I'm not sure what this is a mashal for; maybe you can tell me.

I have a bottle of nougat chips.  I saw that some had melted and stuck together just by being in the pantry.  I shook the bottle, thinking that would knock them apart.  I did not pay close attention so when I didn't see the desired result, I shook it again. 

This time, to my dismay, I saw what was happening when I shook the bottle - even more nougat chips stuck together until they had formed a mass of chips!

I then spent time prying and cutting them apart and stuck the bottle of mangled chips in the freezer (the fridge would have done just as well).

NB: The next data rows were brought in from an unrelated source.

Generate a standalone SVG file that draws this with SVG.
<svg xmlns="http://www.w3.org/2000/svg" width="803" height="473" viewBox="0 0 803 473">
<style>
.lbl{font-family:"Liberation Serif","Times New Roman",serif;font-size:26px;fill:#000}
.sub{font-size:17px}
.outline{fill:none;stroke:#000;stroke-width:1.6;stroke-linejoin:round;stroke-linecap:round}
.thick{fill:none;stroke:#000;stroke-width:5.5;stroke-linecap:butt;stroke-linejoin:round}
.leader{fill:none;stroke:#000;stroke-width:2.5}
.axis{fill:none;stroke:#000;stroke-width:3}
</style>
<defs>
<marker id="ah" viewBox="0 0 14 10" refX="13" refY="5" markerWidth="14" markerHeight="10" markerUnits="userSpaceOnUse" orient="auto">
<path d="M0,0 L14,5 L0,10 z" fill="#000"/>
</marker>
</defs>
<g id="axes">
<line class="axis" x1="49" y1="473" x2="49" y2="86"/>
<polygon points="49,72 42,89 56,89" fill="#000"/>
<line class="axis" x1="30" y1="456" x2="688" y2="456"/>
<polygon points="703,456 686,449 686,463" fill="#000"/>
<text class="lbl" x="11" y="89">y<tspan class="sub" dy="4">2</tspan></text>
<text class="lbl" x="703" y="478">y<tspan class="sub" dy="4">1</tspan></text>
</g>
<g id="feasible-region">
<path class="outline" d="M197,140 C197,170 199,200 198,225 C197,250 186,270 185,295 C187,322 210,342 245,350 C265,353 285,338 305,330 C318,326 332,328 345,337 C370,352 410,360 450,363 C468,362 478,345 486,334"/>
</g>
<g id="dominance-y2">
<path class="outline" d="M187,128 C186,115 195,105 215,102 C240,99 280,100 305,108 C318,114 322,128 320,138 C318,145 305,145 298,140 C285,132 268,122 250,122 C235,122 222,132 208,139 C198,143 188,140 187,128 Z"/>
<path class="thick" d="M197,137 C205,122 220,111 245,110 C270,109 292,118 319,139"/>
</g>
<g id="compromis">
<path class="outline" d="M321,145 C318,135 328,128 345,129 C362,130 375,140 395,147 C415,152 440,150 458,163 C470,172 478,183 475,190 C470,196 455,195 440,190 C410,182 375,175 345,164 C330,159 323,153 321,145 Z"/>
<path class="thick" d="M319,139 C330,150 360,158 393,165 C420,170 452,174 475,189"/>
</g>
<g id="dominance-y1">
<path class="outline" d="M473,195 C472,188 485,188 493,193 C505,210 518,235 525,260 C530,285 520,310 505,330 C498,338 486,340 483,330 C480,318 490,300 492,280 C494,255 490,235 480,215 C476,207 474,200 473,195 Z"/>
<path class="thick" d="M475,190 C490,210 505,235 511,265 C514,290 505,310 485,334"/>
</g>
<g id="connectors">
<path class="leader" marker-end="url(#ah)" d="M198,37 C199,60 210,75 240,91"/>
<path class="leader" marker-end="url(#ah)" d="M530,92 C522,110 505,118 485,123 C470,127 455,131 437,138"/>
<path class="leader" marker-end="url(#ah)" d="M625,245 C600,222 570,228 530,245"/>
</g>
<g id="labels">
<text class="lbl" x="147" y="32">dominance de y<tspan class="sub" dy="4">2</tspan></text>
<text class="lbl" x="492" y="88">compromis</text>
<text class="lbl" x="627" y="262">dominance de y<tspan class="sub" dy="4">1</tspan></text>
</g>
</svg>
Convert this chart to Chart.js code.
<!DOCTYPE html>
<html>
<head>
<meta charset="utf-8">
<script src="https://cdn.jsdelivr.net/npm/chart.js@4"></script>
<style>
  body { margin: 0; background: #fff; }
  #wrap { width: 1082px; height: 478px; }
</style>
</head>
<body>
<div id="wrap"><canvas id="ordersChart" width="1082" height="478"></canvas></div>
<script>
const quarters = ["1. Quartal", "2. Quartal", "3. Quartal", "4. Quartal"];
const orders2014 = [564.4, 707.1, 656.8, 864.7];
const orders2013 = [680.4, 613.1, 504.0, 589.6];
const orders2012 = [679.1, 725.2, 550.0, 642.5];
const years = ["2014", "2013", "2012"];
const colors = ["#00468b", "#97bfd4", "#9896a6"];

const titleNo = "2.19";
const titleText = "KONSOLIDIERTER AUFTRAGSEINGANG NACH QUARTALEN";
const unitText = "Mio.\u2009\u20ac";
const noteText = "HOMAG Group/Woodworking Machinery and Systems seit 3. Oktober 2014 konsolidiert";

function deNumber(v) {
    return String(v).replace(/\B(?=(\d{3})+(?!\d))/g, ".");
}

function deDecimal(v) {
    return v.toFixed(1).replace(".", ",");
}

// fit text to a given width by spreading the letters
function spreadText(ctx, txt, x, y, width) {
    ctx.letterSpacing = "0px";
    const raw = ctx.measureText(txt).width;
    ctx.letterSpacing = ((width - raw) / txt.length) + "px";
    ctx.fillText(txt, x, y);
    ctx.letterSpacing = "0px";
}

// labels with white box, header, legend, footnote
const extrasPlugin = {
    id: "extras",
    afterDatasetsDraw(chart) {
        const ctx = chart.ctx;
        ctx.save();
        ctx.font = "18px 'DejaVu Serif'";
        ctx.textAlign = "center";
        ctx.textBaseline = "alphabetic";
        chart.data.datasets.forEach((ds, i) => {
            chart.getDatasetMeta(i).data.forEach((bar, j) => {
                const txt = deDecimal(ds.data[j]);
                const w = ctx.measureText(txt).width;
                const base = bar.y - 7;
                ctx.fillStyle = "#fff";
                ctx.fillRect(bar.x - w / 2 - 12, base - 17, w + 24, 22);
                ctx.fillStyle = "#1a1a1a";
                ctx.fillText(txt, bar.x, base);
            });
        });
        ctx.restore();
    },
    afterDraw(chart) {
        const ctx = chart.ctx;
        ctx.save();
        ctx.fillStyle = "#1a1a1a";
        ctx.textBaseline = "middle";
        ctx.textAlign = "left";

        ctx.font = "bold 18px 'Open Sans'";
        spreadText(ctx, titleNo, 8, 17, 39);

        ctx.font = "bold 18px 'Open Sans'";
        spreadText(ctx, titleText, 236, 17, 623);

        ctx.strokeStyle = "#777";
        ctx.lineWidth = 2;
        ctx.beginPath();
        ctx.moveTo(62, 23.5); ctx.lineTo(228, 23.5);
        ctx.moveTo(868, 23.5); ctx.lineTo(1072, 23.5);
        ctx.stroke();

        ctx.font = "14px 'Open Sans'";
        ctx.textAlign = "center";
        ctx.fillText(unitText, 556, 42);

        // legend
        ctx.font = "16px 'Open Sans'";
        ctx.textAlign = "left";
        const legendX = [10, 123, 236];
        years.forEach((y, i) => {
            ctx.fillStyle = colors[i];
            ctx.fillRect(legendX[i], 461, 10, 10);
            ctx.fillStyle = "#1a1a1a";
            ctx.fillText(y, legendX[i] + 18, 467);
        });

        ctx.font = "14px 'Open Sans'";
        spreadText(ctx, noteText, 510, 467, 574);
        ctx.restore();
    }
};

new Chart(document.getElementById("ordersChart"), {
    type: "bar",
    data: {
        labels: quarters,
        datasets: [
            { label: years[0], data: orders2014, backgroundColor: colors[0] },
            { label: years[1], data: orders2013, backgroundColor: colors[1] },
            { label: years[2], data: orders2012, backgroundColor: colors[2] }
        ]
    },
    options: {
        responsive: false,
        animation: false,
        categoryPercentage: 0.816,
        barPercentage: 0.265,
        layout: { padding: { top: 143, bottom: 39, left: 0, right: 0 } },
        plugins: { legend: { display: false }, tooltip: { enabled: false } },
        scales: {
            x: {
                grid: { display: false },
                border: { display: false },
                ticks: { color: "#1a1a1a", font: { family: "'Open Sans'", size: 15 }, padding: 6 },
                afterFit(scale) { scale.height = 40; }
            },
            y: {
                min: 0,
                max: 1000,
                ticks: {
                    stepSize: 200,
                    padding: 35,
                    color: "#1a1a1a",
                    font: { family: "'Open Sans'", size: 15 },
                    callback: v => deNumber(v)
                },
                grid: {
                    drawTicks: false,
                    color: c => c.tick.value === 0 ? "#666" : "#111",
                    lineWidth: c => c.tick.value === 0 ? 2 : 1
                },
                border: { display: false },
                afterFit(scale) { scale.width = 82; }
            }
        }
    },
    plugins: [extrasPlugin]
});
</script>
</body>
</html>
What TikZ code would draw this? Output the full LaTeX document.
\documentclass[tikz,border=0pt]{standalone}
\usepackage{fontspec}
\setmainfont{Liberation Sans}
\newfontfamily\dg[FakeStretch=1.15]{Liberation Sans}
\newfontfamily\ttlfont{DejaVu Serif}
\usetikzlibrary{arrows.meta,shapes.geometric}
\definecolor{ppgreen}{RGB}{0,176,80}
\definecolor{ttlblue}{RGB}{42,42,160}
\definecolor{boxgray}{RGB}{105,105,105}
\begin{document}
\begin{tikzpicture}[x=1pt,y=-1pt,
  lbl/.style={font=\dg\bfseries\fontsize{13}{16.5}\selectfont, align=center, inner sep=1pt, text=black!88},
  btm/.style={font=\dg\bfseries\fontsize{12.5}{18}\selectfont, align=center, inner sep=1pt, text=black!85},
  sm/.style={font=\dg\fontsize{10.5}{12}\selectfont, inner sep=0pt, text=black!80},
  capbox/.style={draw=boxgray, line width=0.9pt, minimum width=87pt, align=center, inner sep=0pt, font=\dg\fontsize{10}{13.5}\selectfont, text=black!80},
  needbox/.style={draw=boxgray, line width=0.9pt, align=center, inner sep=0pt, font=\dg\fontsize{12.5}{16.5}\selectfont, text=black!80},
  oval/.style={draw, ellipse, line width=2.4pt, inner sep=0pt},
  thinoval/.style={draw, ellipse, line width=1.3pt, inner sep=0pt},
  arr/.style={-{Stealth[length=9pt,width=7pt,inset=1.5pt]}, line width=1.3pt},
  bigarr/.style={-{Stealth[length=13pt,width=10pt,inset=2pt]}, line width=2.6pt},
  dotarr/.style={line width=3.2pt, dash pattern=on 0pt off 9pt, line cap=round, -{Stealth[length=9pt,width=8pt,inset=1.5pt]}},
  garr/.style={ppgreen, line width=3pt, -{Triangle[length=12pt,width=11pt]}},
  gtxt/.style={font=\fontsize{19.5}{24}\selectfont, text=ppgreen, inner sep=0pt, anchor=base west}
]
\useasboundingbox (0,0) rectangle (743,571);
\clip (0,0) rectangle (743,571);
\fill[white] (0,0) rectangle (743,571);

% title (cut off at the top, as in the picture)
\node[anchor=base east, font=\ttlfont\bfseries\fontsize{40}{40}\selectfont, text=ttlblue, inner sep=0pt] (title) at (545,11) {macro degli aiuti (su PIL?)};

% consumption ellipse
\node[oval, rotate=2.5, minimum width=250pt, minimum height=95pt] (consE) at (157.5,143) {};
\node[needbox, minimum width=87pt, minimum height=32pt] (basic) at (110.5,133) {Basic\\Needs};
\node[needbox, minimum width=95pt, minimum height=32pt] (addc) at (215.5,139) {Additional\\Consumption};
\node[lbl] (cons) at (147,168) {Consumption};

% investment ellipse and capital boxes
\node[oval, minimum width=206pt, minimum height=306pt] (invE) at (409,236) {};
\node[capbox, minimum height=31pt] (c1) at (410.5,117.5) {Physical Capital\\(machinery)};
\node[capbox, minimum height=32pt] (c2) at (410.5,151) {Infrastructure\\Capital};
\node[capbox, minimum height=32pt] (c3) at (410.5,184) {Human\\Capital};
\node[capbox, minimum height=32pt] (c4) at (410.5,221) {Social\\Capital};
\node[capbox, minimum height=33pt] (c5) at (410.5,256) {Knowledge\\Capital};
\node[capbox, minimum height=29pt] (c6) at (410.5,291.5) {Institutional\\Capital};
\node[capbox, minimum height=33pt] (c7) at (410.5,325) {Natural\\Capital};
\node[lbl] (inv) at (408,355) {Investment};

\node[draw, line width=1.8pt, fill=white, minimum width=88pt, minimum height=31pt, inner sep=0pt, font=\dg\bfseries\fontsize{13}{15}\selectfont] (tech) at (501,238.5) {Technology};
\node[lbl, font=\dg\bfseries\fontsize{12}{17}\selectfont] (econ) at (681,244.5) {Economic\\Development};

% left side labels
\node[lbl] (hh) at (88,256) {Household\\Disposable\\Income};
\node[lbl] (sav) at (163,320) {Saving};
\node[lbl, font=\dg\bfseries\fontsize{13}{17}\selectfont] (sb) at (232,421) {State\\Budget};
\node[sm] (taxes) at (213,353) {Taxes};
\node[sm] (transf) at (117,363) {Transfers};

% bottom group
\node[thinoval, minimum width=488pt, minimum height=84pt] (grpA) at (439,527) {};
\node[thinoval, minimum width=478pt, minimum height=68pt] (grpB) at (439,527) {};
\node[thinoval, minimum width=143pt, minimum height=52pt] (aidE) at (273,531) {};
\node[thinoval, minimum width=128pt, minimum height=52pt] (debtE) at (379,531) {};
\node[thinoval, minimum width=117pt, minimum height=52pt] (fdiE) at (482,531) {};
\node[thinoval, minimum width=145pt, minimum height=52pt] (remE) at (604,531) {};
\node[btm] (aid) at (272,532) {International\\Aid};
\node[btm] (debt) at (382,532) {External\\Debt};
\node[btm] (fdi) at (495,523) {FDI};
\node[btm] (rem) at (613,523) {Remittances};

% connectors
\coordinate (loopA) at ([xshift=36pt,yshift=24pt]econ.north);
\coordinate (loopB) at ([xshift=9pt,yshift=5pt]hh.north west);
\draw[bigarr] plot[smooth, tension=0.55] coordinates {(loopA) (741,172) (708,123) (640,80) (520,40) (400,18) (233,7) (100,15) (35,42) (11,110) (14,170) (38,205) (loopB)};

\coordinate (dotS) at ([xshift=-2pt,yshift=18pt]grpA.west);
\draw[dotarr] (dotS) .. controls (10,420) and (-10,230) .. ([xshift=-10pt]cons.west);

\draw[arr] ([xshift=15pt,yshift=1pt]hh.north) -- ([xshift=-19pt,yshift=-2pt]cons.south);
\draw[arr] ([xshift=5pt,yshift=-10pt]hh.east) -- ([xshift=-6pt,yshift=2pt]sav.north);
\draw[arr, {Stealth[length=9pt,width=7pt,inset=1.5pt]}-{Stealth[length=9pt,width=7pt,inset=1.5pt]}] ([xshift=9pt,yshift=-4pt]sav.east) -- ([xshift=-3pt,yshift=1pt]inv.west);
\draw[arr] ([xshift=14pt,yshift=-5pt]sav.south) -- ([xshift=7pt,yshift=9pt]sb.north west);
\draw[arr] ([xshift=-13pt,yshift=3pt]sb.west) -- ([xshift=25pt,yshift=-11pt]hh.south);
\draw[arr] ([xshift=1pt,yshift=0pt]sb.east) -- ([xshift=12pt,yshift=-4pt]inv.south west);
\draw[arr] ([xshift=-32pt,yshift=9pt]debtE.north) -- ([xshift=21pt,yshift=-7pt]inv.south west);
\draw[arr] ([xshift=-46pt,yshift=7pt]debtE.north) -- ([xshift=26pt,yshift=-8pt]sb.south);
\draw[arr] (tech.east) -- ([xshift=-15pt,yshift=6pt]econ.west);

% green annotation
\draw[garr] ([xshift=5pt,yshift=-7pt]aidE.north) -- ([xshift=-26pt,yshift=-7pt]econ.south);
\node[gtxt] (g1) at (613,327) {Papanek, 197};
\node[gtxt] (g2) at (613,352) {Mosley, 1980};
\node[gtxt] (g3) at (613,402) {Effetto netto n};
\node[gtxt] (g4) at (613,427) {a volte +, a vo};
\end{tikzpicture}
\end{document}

So my efforts to achieve a desired result, caused the exact opposite result.  And what did I do? I continued the same, not futile but counter-productive action! Then I caught on.  And the nimshal is?

May 15, 2014

Think: How would I react if I was asked this question


Eliezer Krohn tells a story about his brother who was on a transatlantic flight.  You are able to put items in the overhead bins or under the seat in front of you.  The person sitting behind him had brought along a lot of food which he put under his brother's seat and he asked his brother, "Can you do me a favor and not sleep throughout the flight?'

Why did he ask him this? Because you are not supposed to sleep with food underneath the bed.  Now, this was an 11-12 hour flight! His brother said, "I have a better idea.  How about we keep it under your seat ...."  The person said no, because then it would be hard to reach.

Can we imagine ever saying something comparable to this? We react with incredulity that someone could be so dense and insensitive, but as R' Krohn said, he's sure the person is not a bad person, but sometimes you need sechel and sometimes you are just so focused on yourself that you are oblivious to others.